By Jeff Gruetzmacher
Community banks have generations of experience managing concentration risks and responding to extreme weather events and natural disasters in their communities. They have long weighed a broad range of risks involved with investing in businesses and asset classes and have employed a range of risk management strategies such as hedging and hazard, crop, flood, and life insurance.
Bankers know their communities and loan portfolios better than anyone else, as evidenced by the absence of community bank failures following severe weather events.
While several federal regulatory agencies are working to finalize proposals on climate-related financial risk management that target the nation’s largest financial institutions, the proposals would inevitably subject Wisconsin community banks and the communities they serve to new and expensive regulatory burdens. This new onerous framework is counterproductive and unnecessary.
Climate risk management frameworks proposed by the Federal Deposit Insurance Corporation (FDIC), Office of the Comptroller of the Currency (OCC), and the Federal Reserve Board (FRB) purportedly target banks over $100 billion in assets, but regulators have publicly signaled the policies will ultimately trickle down to community banks. Regulation creep is real, as evidenced by the Current and Expected Credit Loss (CECL) regulations.
The FDIC recently said in a speech at the American Bankers Association’s (ABA) Annual Convention in October that all financial institutions are subject to climate-related financial risks, while the OCC stated in March of 2022 that their examiners will conduct climate risk management examinations on community banks in the coming years. Regulators have made their intentions clear: community banks will not get a pass.
The largest conundrum is how community bankers can assess their risks of climate change, without customers first accounting for climate risks themselves? And what resources and costs will be necessary for customers to perform their own climate risk assessment and disclose required greenhouse gas emissions data as a condition of banking? These extra costs will also burden rural communities and citizens.

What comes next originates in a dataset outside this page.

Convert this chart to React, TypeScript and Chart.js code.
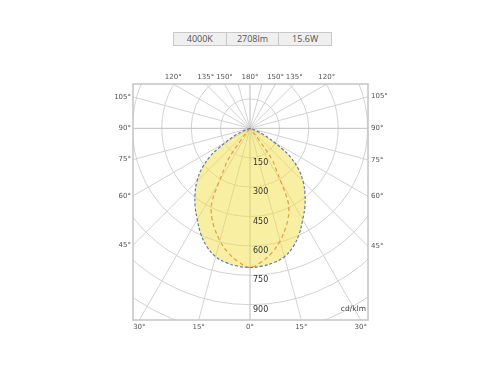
import React, { useEffect, useRef } from "react";
import { Chart, registerables } from "chart.js";

Chart.register(...registerables);

// Header info
const headerCells = ["4000K", "2708lm", "15.6W"];

// C0/C180 plane (symmetric), gamma angles from nadir (deg) and intensity (cd/klm)
const c0Angles = [0, 5, 10, 15, 20, 25, 30, 35, 40, 45, 50, 55, 57.5, 60, 62.5, 65, 67.5, 70];
const c0Values = [710, 706, 696, 678, 643, 594, 538, 488, 436, 383, 322, 247, 194, 143, 107, 79, 41, 0];

// C90/C270 plane (symmetric)
const c90Angles = [0, 5, 10, 15, 20, 22.5, 25, 27.5, 30, 32.5, 35, 37.5, 40];
const c90Values = [710, 683, 644, 594, 536, 504, 469, 418, 316, 245, 199, 77, 0];

// Grid
const ringValues = [150, 300, 450, 600, 750, 900, 1050, 1200];
const ringLabels = [150, 300, 450, 600, 750, 900];
const spokeStep = 15;
const topLabelAngles = [120, 135, 150, 180];
const sideLabelAngles = [105, 90, 75, 60, 45];
const bottomLabelAngles = [30, 15, 0];
const unitLabel = "cd/klm";

// Axis ranges (data units = cd/klm)
const xRange = [-597, 602];
const yRange = [-978, 226];

const rad = (d: number) => (d * Math.PI) / 180;

function buildCurve(angles: number[], values: number[]) {
  const pts: { x: number; y: number }[] = [];
  for (let i = angles.length - 1; i >= 0; i--) {
    const g = rad(angles[i]);
    pts.push({ x: -values[i] * Math.sin(g), y: -values[i] * Math.cos(g) });
  }
  for (let i = 1; i < angles.length; i++) {
    const g = rad(angles[i]);
    pts.push({ x: values[i] * Math.sin(g), y: -values[i] * Math.cos(g) });
  }
  return pts;
}

const polarGrid = {
  id: "polarGrid",
  beforeDatasetsDraw(chart: any) {
    const { ctx, chartArea, scales } = chart;
    const xs = scales.x;
    const ys = scales.y;
    const cx = xs.getPixelForValue(0);
    const cy = ys.getPixelForValue(0);
    const ppu = Math.abs(xs.getPixelForValue(100) - cx) / 100;
    ctx.save();
    ctx.beginPath();
    ctx.rect(chartArea.left, chartArea.top, chartArea.right - chartArea.left, chartArea.bottom - chartArea.top);
    ctx.clip();
    ctx.lineWidth = 1;
    ctx.strokeStyle = "#d2d2d2";
    for (const r of ringValues) {
      ctx.beginPath();
      ctx.arc(cx, cy, r * ppu, 0, Math.PI * 2);
      ctx.stroke();
    }
    for (let a = 0; a < 360; a += spokeStep) {
      const g = rad(a);
      const R = 2000;
      ctx.beginPath();
      ctx.strokeStyle = a % 90 === 0 ? "#bdbdbd" : "#d2d2d2";
      ctx.moveTo(cx, cy);
      ctx.lineTo(xs.getPixelForValue(R * Math.sin(g)), ys.getPixelForValue(-R * Math.cos(g)));
      ctx.stroke();
    }
    ctx.restore();

    // frame
    ctx.save();
    ctx.strokeStyle = "#c4c4c4";
    ctx.lineWidth = 1.5;
    ctx.strokeRect(chartArea.left, chartArea.top, chartArea.right - chartArea.left, chartArea.bottom - chartArea.top);
    ctx.restore();

    // angle labels
    ctx.save();
    ctx.fillStyle = "#555";
    ctx.font = "7px 'DejaVu Sans', sans-serif";
    ctx.textBaseline = "middle";
    const [xMin, xMax] = xRange;
    const [yMin, yMax] = yRange;
    ctx.textAlign = "center";
    for (const a of topLabelAngles) {
      const g = rad(a);
      const t = yMax / -Math.cos(g);
      const xv = t * Math.sin(g);
      const sides = a === 180 ? [1] : [1, -1];
      for (const s of sides) {
        ctx.fillText(a + "°", xs.getPixelForValue(s * xv), chartArea.top - 7);
      }
    }
    for (const a of bottomLabelAngles) {
      const g = rad(a);
      const t = yMin / -Math.cos(g);
      const xv = t * Math.sin(g);
      const sides = a === 0 ? [1] : [1, -1];
      for (const s of sides) {
        ctx.fillText(a + "°", xs.getPixelForValue(s * xv), chartArea.bottom + 7);
      }
    }
    for (const a of sideLabelAngles) {
      const g = rad(a);
      const tR = xMax / Math.sin(g);
      const yR = -tR * Math.cos(g);
      const tL = -xMin / Math.sin(g);
      const yL = -tL * Math.cos(g);
      ctx.textAlign = "right";
      ctx.fillText(a + "°", chartArea.left - 2, ys.getPixelForValue(yL));
      ctx.textAlign = "left";
      ctx.fillText(a + "°", chartArea.right + 3, ys.getPixelForValue(yR));
    }
    ctx.restore();
  },
  afterDatasetsDraw(chart: any) {
    const { ctx, chartArea, scales } = chart;
    const xs = scales.x;
    const ys = scales.y;
    const cx = xs.getPixelForValue(0);
    ctx.save();
    ctx.fillStyle = "#333";
    ctx.font = "8px 'DejaVu Sans', sans-serif";
    ctx.textBaseline = "middle";
    ctx.textAlign = "left";
    for (const r of ringLabels) {
      ctx.fillText(String(r), cx + 3, ys.getPixelForValue(-r) + 5);
    }
    ctx.textAlign = "right";
    ctx.fillStyle = "#444";
    ctx.font = "7.5px 'DejaVu Sans', sans-serif";
    ctx.fillText(unitLabel, chartArea.right - 2, chartArea.bottom - 11);
    ctx.restore();
  },
};

export default function App() {
  const ref = useRef<HTMLCanvasElement>(null);
  useEffect(() => {
    document.body.style.margin = "0";
    if (!ref.current) return;
    const chart = new Chart(ref.current, {
      type: "scatter",
      data: {
        datasets: [
          {
            data: buildCurve(c0Angles, c0Values),
            showLine: true,
            borderColor: "#6479b2",
            borderWidth: 1.2,
            borderDash: [3, 2],
            backgroundColor: "rgba(241,224,72,0.5)",
            fill: "shape",
            pointRadius: 0,
            tension: 0.4,
          },
          {
            data: buildCurve(c90Angles, c90Values),
            showLine: true,
            borderColor: "#e8503e",
            borderWidth: 1.2,
            borderDash: [4, 3],
            fill: false,
            pointRadius: 0,
            tension: 0.4,
          },
        ],
      } as any,
      options: {
        responsive: false,
        animation: false,
        layout: { padding: { left: 133, right: 132, top: 84, bottom: 50 } },
        scales: {
          x: { type: "linear", min: xRange[0], max: xRange[1], display: false },
          y: { type: "linear", min: yRange[0], max: yRange[1], display: false },
        },
        plugins: { legend: { display: false }, tooltip: { enabled: false } },
      } as any,
      plugins: [polarGrid],
    });
    return () => chart.destroy();
  }, []);

  return (
    <div style={{ position: "relative", width: 500, height: 370, background: "#fff" }}>
      <canvas ref={ref} width={500} height={370} style={{ position: "absolute", left: 0, top: 0 }} />
      <div
        style={{
          position: "absolute",
          left: 173,
          top: 32,
          width: 157,
          height: 12,
          display: "flex",
          border: "1px solid #c8c8c8",
          background: "#efefef",
          fontFamily: "'Open Sans', sans-serif",
          fontSize: 9,
          color: "#555",
          lineHeight: "12px",
        }}
      >
        {headerCells.map((c, i) => (
          <div
            key={i}
            style={{
              flex: 1,
              textAlign: "center",
              borderLeft: i > 0 ? "1px solid #c8c8c8" : "none",
            }}
          >
            {c}
          </div>
        ))}
      </div>
    </div>
  );
}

For example, will a dairy farmer need a methane gas emission report to obtain a loan? Will banking the local gas station be red flagged by regulators? And what about a trucking company using older diesel trucks and not enough electric ones? How risky is banking a manufacturer making artic boots when we might have milder winters?
Even consumers could be a target of additional oversight and reporting. Will homes financed need to have a renewable energy heating system or efficiency score? The practical questions are limitless.
An open-ended climate risk regulation may give birth to endless and costly rabbit holes that community banks will be forced to go down in an effort to play infinite what-if games.
Community banks could also be forced to pick favorites in industries that are disfavored but legal. Some question if this is a reintroduction of “Operation Choke Point” version 2.0, where the agencies use the financial system to pick winners and losers in industries that Congress itself continues to make legal.
And then let’s talk about costs. Community banks would have to pay a myriad of expenses to comply with climate risk management frameworks — including hiring subject matter and compliance experts to implement these complicated frameworks.
Finally, overlooked but problematic, is the Securities and Exchange Commission’s (SEC) proposal to institute climate-related investor disclosures, which contains no exemption for community banks. This threatens to impose unprecedented costs and potential liabilities that would drive local institutions out of the public capital markets.
Rather than impose new climate-related rules on community banks, regulators should continue to utilize existing and effective risk management supervision practices that have long been proven and sound.
The conversation shouldn’t be about introducing new regulations — the conversation should be about what community banks will continue to do, as they have for generations, to successfully mitigate all risks, including climate. Additional regulatory frameworks and burdens are simply not needed.
Gruetzmacher is senior vice president and director at Royal Bank, Elroy. He serves on ICBA’s Agriculture — Rural America Committee and is a past chair of the WBA Agricultural Bankers Section Board of Directors.